In the early 60s, the soft-mode concept was proposed to describe the mechanism of the ferroelectric structural phase transitions . This concept is based on the assumption that the crystal gets unstable against a particular normal vibration of the lattice (phonon). Then, already in the high temperature phase, among others, there exists a certain unstable phonon (the "soft mode") whose frequency is going down as the temperature is approaching the TC (the phonon "softens") becoming zero at TC ;  meaning thereby that the correspondent vibration (or the atomic positions) become "frozen" at this temperature and produce a structure of another symmetry with a finite dipole moment.

Since the soft modes in ferroelectrics lead to electrical polarization, they are optically active and can be detected by means of optical spectroscopy in the spectra of dielectric permittivity (real and imaginary parts).

Spectroscopic studies of the soft modes provides with a very powerful tool for investigating the ferroelectric transitions.

 The behavior of the parameters of the soft mode is governed by three  laws:

[A]  static dielectric permittivity produced by the soft mode obeys the Curie-Weiss law

 ε(0) ~ (T - TC)^ -1

[B] the eigenfrequency omega(t) of the soft mode follows the Cochran behavior, 

ω(t) ~ (T - T0)^1/2

where T0 is the soft mode condensation temperature.

[C]the static dielectric constant and the soft mode frequency are connected via the Lyddane-Sachs-Teller[LST] relation: 

εinf/ε0(T)= ω  t^2(T)/ω  L^2

where εinf is the high frequency dielectric constant and ωL is the longitudinal frequency of the corresponding vibration.

Normally the phonons which are getting soft have frequencies below 100 - 200          cm^-1 well above the transition temperature. When softening WHILE APPROACHING  the TC, these modes go to lower frequencies, finally leaving the range where the conventional infrared spectrometers  can operate and enter the submillimeter-millimeter wavelength domain.

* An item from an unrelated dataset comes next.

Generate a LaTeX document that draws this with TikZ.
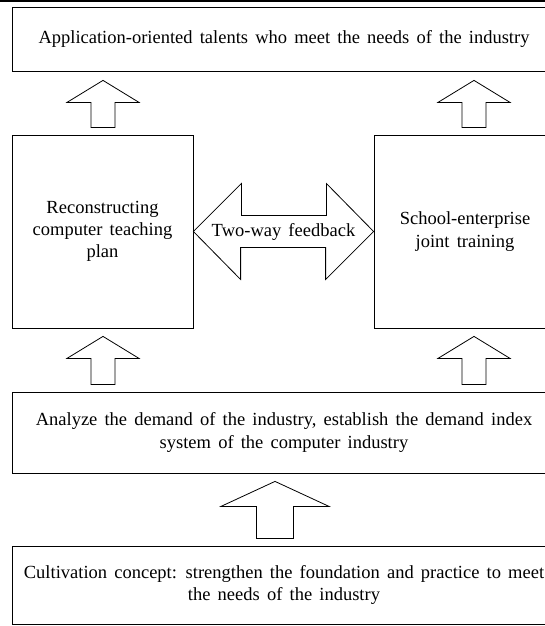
\documentclass[tikz,border=0pt]{standalone}
\usepackage{fontspec}
\setmainfont{Liberation Serif}[WordSpace=1.55]
\usetikzlibrary{positioning, calc}
% block arrow pointing up: tip, half head, half shaft, head length, total length
\newcommand{\upblock}[5]{%
  \draw[blk] #1 -- ++(#2,#4) -- ++(-#2+#3,0) -- ++(0,#5-#4) -- ++(-2*#3,0)
    -- ++(0,-#5+#4) -- ++(-#2+#3,0) -- cycle;}

\begin{document}
\begin{tikzpicture}[x=1pt, y=-1pt,
      box/.style={draw, line width=0.8pt, inner sep=0pt, align=center,
        font=\fontsize{18.5}{22.3}\selectfont},
      blk/.style={draw, line width=0.8pt, fill=white, line join=miter}]
    \useasboundingbox (0,0) rectangle (545,626);
    \clip (0,0) rectangle (545,626);
    \fill (0,0) rectangle (545,2.2);

    \node[box, minimum width=544pt, minimum height=64pt] (goal) at (284,39)
      {Application-oriented talents who meet the needs of the industry};
    \node[box, minimum width=181pt, minimum height=193pt] (plan) at (102.5,231.5)
      {Reconstructing\\computer teaching\\plan};
    \node[box, minimum width=182pt, minimum height=193pt] (training) at (465,231.5)
      {School-enterprise\\joint training};
    \node[box, minimum width=544pt, minimum height=81pt] (demand) at (284,432.5)
      {Analyze the demand of the industry, establish the demand index\\system of the computer industry};
    \node[box, minimum width=544pt, minimum height=78pt] (concept) at (284,585)
      {Cultivation concept: strengthen the foundation and practice to meet\\the needs of the industry};

    % up arrows
    \upblock{($(goal.south -| plan.north)+(0.5,9)$)}{36}{12}{22}{47}
    \upblock{($(goal.south -| training.north)+(9,9)$)}{36}{12}{22}{47}
    \upblock{($(plan.south)+(0.5,8)$)}{36}{12}{22}{48}
    \upblock{($(training.south)+(9,8)$)}{36}{12}{22}{48}
    \upblock{($(demand.south)+(-9,8)$)}{54}{18.5}{25}{57}

    % two-way arrow
    \draw[blk] (plan.east) -- ++(48,-48) -- ++(0,32) -- ++(85,0) -- ++(0,-32)
      -- (training.west) -- ++(-48,48) -- ++(0,-32) -- ++(-85,0) -- ++(0,32) -- cycle;
    \node[font=\fontsize{18.5}{22.3}\selectfont] (fb) at ($(plan.east)!0.5!(training.west)$)
      {Two-way feedback};
  \end{tikzpicture}
\end{document}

Further to what Sehgal said, these soft phonon modes can also be detected at or near room temperature, i.e. below the Transition Temperature by Raman Spectra. Theoretically, thich could also be done by Multiple-Time-Scale-Analysis (PRB, 2010, Vol84) on a governing equation guiding polarization vs. electric field vectors. However, it is not known whether anybody even attempted to match the MTSA frequency with those found in Raman or IR expt.   

thank you very much sir for your useful discussions prof.Manohar Sehgal and prof. A. K. Bandyopadhyay

Thanks a lot to: Hai-Yao Deng

Below transition temperature, say at room temperature, is it then possible to find out soft phonons at different modes from the dispersion relation, as done experimentally by Raman or ISRS.....

The soft phonon concept in ferroelectrics and many different examples of soft modes which frequency near Tc drops below the limits of optical spectroscopies are discussed  in the book by J. Grigas "Microwave Dielectric Spectroscppy of Ferroelectrics and Related Materials (Gordon and Breach Publishers, USA).

Soft mode at the vicinity of transition temperature shows dielectric crystal behaviour a an incipient ferroelectric crystal. Whispering Gallery mode q-factor reveals double potential well loss below transition temperature

The complete phonon softening can be detected by inelastic neutron scattering. The question is that while there exists incomplete phonon softening or localized phonon softening, how could we detect it? I am considering whether the intrinsic phonon softening theory is established.

 Q-factor of WG modes in the crystal quantifies the inherent dissipation of mode energy, and reveals different metastable states . The transition in to ferroelectric phase can be observed in terms of Q-factor saturation ∂Q/∂T=0 based on Ginzburg-Landau theory with characteristic spontenious polarization P_s=0.